Com o devido respeito, bobagem.
Diria mais: falácia.
Sabe, aquela falácia que exagera no argumento pra sensibilizar a quem se tenta convencer.
O laicismo determina grosso modo que o Estado deve se abster de promover ideias religiosas, e, neste contexto, contrarreligiosas.
O laicismo não determina que se apague o passado, elimine-se a cultura ou os costumes.
"Deus seja louvado" é sim violação ao laicismo do Estado, posto que defende uma noção religiosa, ainda que ecumênica, frente ao ateísmo e agnosticismo e inclusive a religiões politeístas ou religiões ateias (pois é, há).
Mudar o nome de cidades, eliminar expressões, proibir comidas? Aí está a bobagem do argumento. Isto não é laicismo e nenhum defensor do laicismo propõe isto.

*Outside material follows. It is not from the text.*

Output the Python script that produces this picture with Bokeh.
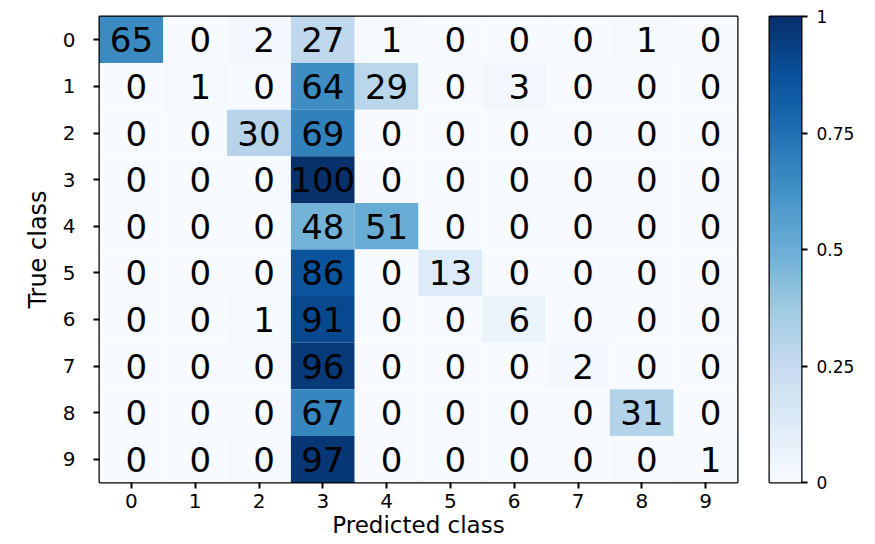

Falácia também a falsa dicotomia do "enquanto morrem pessoas alguém se preocupa com algo desimportante", porque retirar a ação não vai resolver os problemas das filas dos hospitais e tampouco impede que se cuide disto. E, afinal, o ilustre juiz, por que também não cuida de coisas mais importantes?
Está mais que na hora de acabar com a divinização do poder neste país que encontra,em grande parcela, sua consolidação nos símbolos religiosos. Grande parte dos problemas desse país advém dessa mentalidade religiosa que imagina que os merecedores de punições por crimes será em outro mundo.